Search the listing for "page" and copy every line where it appears.

# [Charts and diagrams as code]
◆ ◆ ◆ ◆ ◆
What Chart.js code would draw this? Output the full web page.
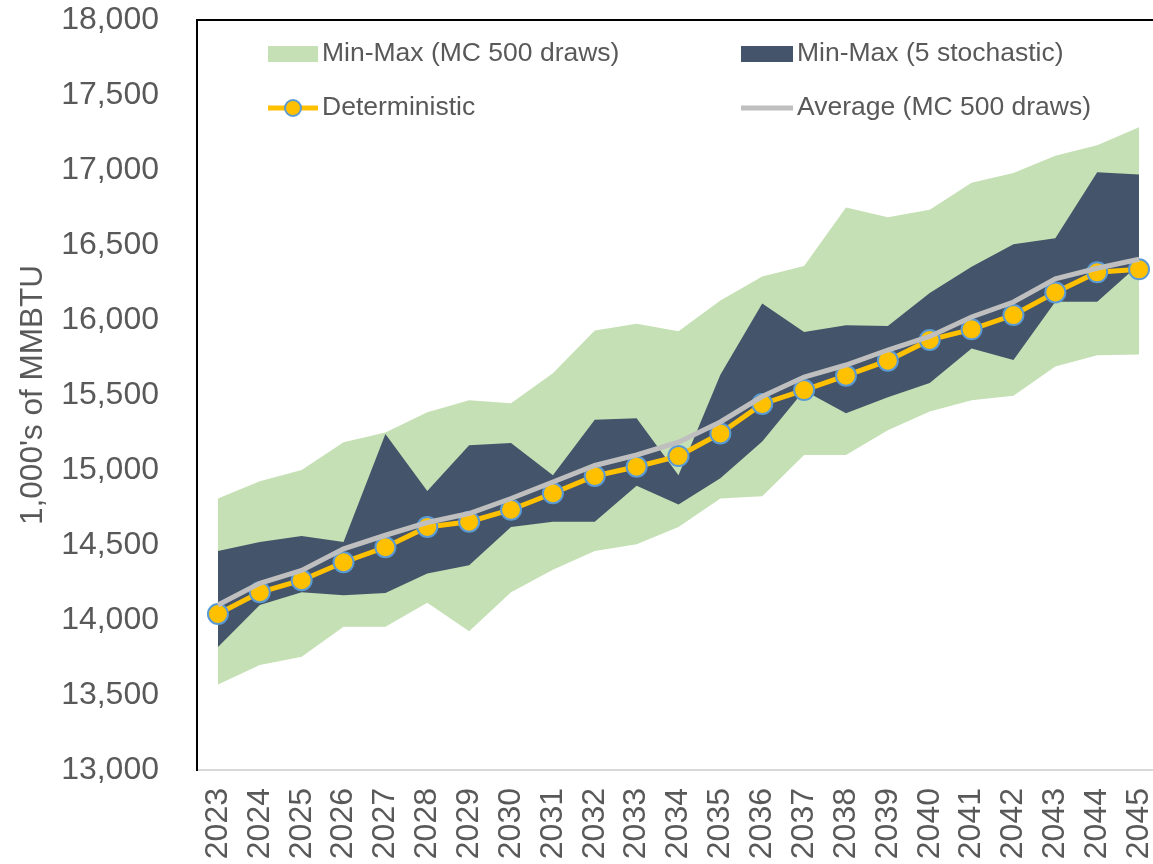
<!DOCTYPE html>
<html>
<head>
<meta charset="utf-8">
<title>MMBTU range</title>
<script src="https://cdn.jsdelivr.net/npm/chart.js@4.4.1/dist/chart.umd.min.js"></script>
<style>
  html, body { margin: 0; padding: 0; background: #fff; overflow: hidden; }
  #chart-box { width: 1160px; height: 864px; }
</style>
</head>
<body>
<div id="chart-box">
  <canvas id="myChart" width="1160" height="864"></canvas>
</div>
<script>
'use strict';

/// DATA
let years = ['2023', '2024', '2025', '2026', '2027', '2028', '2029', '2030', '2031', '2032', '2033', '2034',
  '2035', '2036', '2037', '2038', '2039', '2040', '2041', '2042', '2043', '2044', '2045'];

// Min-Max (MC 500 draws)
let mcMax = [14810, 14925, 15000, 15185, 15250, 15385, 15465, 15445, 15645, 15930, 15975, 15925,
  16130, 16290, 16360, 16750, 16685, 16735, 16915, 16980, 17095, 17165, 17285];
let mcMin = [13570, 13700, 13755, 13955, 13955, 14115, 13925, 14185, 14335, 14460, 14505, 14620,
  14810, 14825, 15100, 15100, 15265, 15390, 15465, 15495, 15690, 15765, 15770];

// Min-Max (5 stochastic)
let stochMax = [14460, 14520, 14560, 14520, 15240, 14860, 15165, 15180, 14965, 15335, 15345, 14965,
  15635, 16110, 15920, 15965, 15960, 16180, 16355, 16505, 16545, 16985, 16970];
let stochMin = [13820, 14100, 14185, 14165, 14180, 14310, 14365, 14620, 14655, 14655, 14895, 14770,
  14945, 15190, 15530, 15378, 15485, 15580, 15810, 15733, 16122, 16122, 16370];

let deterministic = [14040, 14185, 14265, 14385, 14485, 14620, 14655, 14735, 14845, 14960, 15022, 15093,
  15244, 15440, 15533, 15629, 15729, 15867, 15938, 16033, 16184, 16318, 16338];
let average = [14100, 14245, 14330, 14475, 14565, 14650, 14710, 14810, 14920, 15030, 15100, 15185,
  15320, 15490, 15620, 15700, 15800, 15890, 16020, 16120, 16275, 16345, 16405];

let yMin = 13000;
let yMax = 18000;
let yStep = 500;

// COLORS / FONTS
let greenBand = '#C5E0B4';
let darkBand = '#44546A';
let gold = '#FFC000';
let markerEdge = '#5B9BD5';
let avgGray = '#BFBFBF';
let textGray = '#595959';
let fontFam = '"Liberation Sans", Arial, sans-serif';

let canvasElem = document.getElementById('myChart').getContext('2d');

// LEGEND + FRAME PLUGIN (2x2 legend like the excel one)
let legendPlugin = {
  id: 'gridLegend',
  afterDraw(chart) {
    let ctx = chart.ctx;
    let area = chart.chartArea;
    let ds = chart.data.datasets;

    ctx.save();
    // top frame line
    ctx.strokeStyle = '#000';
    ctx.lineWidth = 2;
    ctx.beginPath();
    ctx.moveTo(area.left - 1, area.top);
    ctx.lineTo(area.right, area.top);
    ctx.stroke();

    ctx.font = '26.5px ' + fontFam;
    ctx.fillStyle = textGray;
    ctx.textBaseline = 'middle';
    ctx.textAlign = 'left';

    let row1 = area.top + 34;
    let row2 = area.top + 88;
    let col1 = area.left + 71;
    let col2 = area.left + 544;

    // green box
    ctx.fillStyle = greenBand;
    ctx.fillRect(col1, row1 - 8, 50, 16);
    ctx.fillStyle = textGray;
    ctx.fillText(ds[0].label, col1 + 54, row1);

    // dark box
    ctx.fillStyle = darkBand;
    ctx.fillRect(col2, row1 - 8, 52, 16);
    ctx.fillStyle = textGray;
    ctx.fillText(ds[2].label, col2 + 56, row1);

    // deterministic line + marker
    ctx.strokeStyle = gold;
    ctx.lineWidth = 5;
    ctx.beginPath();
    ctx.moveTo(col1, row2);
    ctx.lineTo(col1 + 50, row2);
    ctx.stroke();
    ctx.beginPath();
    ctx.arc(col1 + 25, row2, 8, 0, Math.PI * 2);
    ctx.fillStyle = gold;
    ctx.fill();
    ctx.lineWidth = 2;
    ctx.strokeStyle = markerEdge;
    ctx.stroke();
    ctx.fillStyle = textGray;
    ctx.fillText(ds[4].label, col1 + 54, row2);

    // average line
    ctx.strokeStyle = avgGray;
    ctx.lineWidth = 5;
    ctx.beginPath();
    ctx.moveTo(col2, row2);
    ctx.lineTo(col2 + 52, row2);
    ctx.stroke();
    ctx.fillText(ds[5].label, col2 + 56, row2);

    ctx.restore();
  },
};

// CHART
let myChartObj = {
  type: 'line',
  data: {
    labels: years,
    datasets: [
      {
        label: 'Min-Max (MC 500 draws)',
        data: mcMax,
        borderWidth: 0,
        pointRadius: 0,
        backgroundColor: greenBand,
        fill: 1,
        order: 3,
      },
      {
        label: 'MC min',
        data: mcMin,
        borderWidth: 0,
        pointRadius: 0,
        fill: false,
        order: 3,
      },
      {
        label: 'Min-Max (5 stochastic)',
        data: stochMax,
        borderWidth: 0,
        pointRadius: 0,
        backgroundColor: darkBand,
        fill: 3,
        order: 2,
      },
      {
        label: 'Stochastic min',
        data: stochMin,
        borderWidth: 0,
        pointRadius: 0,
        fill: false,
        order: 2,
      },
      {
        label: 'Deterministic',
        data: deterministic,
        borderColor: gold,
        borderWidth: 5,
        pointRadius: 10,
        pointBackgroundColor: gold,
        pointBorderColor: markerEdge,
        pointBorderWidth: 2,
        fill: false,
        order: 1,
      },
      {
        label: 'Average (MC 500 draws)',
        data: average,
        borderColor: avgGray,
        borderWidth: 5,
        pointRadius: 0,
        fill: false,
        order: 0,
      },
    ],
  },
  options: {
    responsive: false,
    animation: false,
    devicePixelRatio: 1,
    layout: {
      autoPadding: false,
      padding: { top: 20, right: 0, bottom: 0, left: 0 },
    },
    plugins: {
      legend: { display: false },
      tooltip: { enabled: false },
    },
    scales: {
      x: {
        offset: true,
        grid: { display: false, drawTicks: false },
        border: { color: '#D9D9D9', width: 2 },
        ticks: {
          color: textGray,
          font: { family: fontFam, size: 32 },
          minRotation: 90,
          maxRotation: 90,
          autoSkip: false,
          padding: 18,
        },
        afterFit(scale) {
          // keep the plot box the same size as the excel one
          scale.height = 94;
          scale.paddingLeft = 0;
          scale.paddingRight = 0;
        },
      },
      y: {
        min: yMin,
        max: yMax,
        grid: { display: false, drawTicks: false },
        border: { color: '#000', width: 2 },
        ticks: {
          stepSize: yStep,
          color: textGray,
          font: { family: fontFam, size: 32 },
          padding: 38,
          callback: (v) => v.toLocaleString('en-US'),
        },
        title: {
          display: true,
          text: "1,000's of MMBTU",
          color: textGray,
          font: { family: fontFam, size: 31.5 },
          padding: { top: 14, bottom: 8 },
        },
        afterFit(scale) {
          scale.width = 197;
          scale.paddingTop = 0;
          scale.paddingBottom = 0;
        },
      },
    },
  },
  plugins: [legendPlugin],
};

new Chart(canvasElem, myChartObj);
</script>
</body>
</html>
◆ ◆ ◆ ◆ ◆
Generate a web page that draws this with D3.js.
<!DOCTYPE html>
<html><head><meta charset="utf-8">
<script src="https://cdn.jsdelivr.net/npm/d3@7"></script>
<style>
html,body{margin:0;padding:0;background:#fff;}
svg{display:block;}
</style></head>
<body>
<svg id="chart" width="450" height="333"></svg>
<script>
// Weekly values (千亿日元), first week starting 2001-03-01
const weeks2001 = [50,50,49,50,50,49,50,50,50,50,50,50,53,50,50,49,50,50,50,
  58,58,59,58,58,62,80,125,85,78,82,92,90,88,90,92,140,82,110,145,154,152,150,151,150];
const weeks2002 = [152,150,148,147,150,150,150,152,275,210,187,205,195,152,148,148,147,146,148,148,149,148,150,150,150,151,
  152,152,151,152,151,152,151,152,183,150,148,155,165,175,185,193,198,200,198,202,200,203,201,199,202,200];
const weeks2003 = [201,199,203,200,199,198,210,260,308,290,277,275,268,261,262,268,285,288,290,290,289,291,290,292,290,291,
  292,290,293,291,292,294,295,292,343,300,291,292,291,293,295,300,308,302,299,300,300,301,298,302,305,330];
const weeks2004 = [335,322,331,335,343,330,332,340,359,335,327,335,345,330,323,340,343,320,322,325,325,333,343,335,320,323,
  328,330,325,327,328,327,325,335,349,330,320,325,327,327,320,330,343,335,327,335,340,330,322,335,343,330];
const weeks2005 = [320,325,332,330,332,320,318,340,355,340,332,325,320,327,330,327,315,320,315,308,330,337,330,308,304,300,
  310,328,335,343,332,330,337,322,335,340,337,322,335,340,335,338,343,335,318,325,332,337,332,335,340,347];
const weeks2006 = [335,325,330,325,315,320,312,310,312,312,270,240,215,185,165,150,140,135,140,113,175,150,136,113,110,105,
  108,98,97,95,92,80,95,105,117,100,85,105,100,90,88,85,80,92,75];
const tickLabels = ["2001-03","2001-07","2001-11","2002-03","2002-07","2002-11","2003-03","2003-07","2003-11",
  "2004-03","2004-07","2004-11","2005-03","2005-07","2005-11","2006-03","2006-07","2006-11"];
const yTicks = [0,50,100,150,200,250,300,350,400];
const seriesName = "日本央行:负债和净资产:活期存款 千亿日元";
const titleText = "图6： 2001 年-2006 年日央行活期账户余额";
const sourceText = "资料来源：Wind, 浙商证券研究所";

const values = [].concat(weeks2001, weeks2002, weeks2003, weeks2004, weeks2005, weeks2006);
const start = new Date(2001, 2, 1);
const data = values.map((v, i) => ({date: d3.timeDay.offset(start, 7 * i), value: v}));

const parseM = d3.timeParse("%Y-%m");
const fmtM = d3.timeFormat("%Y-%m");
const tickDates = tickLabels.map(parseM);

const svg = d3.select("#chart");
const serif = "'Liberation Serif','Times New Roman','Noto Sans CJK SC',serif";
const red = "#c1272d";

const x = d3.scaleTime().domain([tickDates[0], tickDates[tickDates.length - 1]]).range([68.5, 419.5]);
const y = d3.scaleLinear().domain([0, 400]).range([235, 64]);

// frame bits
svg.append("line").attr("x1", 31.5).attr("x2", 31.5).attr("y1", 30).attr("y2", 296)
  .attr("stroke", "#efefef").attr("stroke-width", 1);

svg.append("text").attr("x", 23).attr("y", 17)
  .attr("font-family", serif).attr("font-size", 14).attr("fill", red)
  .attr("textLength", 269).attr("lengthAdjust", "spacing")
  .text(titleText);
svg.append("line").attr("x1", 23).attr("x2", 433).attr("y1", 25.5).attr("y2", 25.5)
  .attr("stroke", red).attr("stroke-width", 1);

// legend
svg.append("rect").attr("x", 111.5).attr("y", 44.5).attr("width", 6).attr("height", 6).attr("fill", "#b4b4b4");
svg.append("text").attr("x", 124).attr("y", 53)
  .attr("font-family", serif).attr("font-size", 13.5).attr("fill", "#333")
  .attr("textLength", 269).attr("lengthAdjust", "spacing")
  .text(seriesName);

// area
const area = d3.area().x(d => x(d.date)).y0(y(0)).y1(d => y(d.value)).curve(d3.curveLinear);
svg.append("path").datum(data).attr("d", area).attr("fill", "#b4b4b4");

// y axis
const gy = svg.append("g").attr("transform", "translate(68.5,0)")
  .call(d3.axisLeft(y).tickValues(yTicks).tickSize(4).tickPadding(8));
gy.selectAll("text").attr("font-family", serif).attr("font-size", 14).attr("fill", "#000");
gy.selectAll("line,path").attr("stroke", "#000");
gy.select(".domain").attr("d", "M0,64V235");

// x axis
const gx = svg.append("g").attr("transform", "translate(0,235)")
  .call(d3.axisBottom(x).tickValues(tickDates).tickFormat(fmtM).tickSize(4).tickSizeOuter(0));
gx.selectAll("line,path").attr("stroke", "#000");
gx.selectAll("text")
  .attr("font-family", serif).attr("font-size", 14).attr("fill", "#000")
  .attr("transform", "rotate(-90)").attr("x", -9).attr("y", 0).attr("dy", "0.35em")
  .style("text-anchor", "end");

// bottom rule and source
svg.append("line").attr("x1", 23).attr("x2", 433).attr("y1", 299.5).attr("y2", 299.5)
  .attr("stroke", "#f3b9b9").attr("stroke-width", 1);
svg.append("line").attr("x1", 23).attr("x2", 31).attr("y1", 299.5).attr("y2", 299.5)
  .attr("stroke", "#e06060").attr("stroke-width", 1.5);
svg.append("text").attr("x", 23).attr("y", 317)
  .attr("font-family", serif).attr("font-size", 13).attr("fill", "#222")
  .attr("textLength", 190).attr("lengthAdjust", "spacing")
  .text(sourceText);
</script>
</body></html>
◆ ◆ ◆ ◆ ◆
# [Answer for the task]
What Chart.js code would draw this? Output the full web page.
Generate a web page that draws this with D3.js.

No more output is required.